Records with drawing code
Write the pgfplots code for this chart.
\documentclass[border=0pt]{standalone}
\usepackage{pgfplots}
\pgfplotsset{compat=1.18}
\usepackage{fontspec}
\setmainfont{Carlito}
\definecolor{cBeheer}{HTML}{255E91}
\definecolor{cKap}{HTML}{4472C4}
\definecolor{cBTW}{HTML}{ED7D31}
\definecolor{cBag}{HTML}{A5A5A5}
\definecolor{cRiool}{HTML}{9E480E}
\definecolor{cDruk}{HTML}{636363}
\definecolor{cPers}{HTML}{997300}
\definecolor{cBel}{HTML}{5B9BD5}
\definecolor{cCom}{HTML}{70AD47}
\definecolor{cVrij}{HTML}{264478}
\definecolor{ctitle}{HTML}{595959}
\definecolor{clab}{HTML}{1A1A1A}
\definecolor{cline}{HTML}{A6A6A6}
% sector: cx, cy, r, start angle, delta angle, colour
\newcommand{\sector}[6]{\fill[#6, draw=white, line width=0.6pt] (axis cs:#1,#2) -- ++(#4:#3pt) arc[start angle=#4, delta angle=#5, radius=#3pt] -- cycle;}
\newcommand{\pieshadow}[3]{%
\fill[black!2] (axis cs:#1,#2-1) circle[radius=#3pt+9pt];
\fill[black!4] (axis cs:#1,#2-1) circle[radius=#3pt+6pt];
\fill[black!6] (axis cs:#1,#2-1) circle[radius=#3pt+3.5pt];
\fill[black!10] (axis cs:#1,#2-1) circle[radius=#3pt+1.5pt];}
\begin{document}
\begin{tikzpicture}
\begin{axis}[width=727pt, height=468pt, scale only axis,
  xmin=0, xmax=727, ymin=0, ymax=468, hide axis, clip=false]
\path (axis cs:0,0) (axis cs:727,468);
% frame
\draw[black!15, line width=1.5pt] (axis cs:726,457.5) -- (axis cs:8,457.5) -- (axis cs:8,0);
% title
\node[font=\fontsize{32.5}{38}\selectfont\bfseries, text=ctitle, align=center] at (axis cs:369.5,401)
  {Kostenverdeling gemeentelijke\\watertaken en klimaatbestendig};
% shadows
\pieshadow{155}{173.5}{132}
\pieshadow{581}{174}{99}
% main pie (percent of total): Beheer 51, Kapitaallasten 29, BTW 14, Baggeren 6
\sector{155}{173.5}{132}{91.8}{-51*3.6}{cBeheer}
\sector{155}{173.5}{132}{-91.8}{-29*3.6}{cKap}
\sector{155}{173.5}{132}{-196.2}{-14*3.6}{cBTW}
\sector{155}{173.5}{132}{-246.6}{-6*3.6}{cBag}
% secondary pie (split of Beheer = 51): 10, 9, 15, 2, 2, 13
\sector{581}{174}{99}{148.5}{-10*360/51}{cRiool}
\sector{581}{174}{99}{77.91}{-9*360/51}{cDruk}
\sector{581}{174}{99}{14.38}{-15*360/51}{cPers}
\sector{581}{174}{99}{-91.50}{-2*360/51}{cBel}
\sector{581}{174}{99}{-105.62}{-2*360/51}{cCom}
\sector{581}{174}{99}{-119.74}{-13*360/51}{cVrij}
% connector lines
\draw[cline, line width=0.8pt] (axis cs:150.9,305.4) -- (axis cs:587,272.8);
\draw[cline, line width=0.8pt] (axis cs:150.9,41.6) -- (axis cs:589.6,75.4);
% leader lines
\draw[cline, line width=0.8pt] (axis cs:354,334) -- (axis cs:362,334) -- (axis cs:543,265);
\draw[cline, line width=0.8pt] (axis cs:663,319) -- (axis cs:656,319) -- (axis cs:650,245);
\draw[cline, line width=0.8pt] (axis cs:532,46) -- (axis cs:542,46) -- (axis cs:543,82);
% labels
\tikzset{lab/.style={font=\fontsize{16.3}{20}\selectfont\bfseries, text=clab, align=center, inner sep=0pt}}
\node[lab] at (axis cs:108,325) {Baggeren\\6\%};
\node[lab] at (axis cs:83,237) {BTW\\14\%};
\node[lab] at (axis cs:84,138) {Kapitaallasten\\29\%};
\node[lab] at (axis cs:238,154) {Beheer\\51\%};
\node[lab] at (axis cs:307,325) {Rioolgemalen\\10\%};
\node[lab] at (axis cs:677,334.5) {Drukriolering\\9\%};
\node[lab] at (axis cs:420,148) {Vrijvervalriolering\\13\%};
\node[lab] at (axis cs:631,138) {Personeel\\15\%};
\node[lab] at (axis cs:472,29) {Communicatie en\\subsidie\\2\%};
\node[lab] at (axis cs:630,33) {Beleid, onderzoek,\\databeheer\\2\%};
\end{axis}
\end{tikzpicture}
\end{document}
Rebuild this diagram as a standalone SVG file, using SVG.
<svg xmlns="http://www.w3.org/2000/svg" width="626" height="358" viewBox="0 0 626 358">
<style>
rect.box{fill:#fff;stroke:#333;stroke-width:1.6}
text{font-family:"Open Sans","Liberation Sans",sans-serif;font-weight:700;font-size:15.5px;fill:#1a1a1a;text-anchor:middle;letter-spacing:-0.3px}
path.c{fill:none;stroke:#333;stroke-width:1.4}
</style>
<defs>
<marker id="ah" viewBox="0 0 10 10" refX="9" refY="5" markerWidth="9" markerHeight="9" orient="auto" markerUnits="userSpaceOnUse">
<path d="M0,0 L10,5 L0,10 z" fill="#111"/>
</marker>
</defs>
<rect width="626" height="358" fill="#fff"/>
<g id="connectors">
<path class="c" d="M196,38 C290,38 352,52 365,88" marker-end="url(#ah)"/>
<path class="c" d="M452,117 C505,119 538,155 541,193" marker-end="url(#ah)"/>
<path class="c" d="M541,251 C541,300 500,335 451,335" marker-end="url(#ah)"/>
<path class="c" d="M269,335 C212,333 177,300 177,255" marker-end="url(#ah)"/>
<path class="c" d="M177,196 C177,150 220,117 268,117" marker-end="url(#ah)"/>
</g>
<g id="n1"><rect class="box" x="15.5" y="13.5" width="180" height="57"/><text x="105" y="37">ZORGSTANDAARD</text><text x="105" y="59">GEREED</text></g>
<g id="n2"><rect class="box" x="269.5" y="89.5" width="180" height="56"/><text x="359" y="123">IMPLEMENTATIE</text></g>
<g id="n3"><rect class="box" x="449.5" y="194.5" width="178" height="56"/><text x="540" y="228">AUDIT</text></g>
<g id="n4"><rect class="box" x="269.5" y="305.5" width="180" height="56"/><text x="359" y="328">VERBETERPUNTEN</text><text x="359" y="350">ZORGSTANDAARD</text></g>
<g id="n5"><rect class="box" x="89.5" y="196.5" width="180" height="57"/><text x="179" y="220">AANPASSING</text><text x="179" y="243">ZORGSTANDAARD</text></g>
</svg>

EXERCISE -> Repeat the records exactly, including every line.

RESULT ->
Write the pgfplots code for this chart.
\documentclass[border=0pt]{standalone}
\usepackage{pgfplots}
\pgfplotsset{compat=1.18}
\usepackage{fontspec}
\setmainfont{Carlito}
\definecolor{cBeheer}{HTML}{255E91}
\definecolor{cKap}{HTML}{4472C4}
\definecolor{cBTW}{HTML}{ED7D31}
\definecolor{cBag}{HTML}{A5A5A5}
\definecolor{cRiool}{HTML}{9E480E}
\definecolor{cDruk}{HTML}{636363}
\definecolor{cPers}{HTML}{997300}
\definecolor{cBel}{HTML}{5B9BD5}
\definecolor{cCom}{HTML}{70AD47}
\definecolor{cVrij}{HTML}{264478}
\definecolor{ctitle}{HTML}{595959}
\definecolor{clab}{HTML}{1A1A1A}
\definecolor{cline}{HTML}{A6A6A6}
% sector: cx, cy, r, start angle, delta angle, colour
\newcommand{\sector}[6]{\fill[#6, draw=white, line width=0.6pt] (axis cs:#1,#2) -- ++(#4:#3pt) arc[start angle=#4, delta angle=#5, radius=#3pt] -- cycle;}
\newcommand{\pieshadow}[3]{%
\fill[black!2] (axis cs:#1,#2-1) circle[radius=#3pt+9pt];
\fill[black!4] (axis cs:#1,#2-1) circle[radius=#3pt+6pt];
\fill[black!6] (axis cs:#1,#2-1) circle[radius=#3pt+3.5pt];
\fill[black!10] (axis cs:#1,#2-1) circle[radius=#3pt+1.5pt];}
\begin{document}
\begin{tikzpicture}
\begin{axis}[width=727pt, height=468pt, scale only axis,
  xmin=0, xmax=727, ymin=0, ymax=468, hide axis, clip=false]
\path (axis cs:0,0) (axis cs:727,468);
% frame
\draw[black!15, line width=1.5pt] (axis cs:726,457.5) -- (axis cs:8,457.5) -- (axis cs:8,0);
% title
\node[font=\fontsize{32.5}{38}\selectfont\bfseries, text=ctitle, align=center] at (axis cs:369.5,401)
  {Kostenverdeling gemeentelijke\\watertaken en klimaatbestendig};
% shadows
\pieshadow{155}{173.5}{132}
\pieshadow{581}{174}{99}
% main pie (percent of total): Beheer 51, Kapitaallasten 29, BTW 14, Baggeren 6
\sector{155}{173.5}{132}{91.8}{-51*3.6}{cBeheer}
\sector{155}{173.5}{132}{-91.8}{-29*3.6}{cKap}
\sector{155}{173.5}{132}{-196.2}{-14*3.6}{cBTW}
\sector{155}{173.5}{132}{-246.6}{-6*3.6}{cBag}
% secondary pie (split of Beheer = 51): 10, 9, 15, 2, 2, 13
\sector{581}{174}{99}{148.5}{-10*360/51}{cRiool}
\sector{581}{174}{99}{77.91}{-9*360/51}{cDruk}
\sector{581}{174}{99}{14.38}{-15*360/51}{cPers}
\sector{581}{174}{99}{-91.50}{-2*360/51}{cBel}
\sector{581}{174}{99}{-105.62}{-2*360/51}{cCom}
\sector{581}{174}{99}{-119.74}{-13*360/51}{cVrij}
% connector lines
\draw[cline, line width=0.8pt] (axis cs:150.9,305.4) -- (axis cs:587,272.8);
\draw[cline, line width=0.8pt] (axis cs:150.9,41.6) -- (axis cs:589.6,75.4);
% leader lines
\draw[cline, line width=0.8pt] (axis cs:354,334) -- (axis cs:362,334) -- (axis cs:543,265);
\draw[cline, line width=0.8pt] (axis cs:663,319) -- (axis cs:656,319) -- (axis cs:650,245);
\draw[cline, line width=0.8pt] (axis cs:532,46) -- (axis cs:542,46) -- (axis cs:543,82);
% labels
\tikzset{lab/.style={font=\fontsize{16.3}{20}\selectfont\bfseries, text=clab, align=center, inner sep=0pt}}
\node[lab] at (axis cs:108,325) {Baggeren\\6\%};
\node[lab] at (axis cs:83,237) {BTW\\14\%};
\node[lab] at (axis cs:84,138) {Kapitaallasten\\29\%};
\node[lab] at (axis cs:238,154) {Beheer\\51\%};
\node[lab] at (axis cs:307,325) {Rioolgemalen\\10\%};
\node[lab] at (axis cs:677,334.5) {Drukriolering\\9\%};
\node[lab] at (axis cs:420,148) {Vrijvervalriolering\\13\%};
\node[lab] at (axis cs:631,138) {Personeel\\15\%};
\node[lab] at (axis cs:472,29) {Communicatie en\\subsidie\\2\%};
\node[lab] at (axis cs:630,33) {Beleid, onderzoek,\\databeheer\\2\%};
\end{axis}
\end{tikzpicture}
\end{document}
Rebuild this diagram as a standalone SVG file, using SVG.
<svg xmlns="http://www.w3.org/2000/svg" width="626" height="358" viewBox="0 0 626 358">
<style>
rect.box{fill:#fff;stroke:#333;stroke-width:1.6}
text{font-family:"Open Sans","Liberation Sans",sans-serif;font-weight:700;font-size:15.5px;fill:#1a1a1a;text-anchor:middle;letter-spacing:-0.3px}
path.c{fill:none;stroke:#333;stroke-width:1.4}
</style>
<defs>
<marker id="ah" viewBox="0 0 10 10" refX="9" refY="5" markerWidth="9" markerHeight="9" orient="auto" markerUnits="userSpaceOnUse">
<path d="M0,0 L10,5 L0,10 z" fill="#111"/>
</marker>
</defs>
<rect width="626" height="358" fill="#fff"/>
<g id="connectors">
<path class="c" d="M196,38 C290,38 352,52 365,88" marker-end="url(#ah)"/>
<path class="c" d="M452,117 C505,119 538,155 541,193" marker-end="url(#ah)"/>
<path class="c" d="M541,251 C541,300 500,335 451,335" marker-end="url(#ah)"/>
<path class="c" d="M269,335 C212,333 177,300 177,255" marker-end="url(#ah)"/>
<path class="c" d="M177,196 C177,150 220,117 268,117" marker-end="url(#ah)"/>
</g>
<g id="n1"><rect class="box" x="15.5" y="13.5" width="180" height="57"/><text x="105" y="37">ZORGSTANDAARD</text><text x="105" y="59">GEREED</text></g>
<g id="n2"><rect class="box" x="269.5" y="89.5" width="180" height="56"/><text x="359" y="123">IMPLEMENTATIE</text></g>
<g id="n3"><rect class="box" x="449.5" y="194.5" width="178" height="56"/><text x="540" y="228">AUDIT</text></g>
<g id="n4"><rect class="box" x="269.5" y="305.5" width="180" height="56"/><text x="359" y="328">VERBETERPUNTEN</text><text x="359" y="350">ZORGSTANDAARD</text></g>
<g id="n5"><rect class="box" x="89.5" y="196.5" width="180" height="57"/><text x="179" y="220">AANPASSING</text><text x="179" y="243">ZORGSTANDAARD</text></g>
</svg>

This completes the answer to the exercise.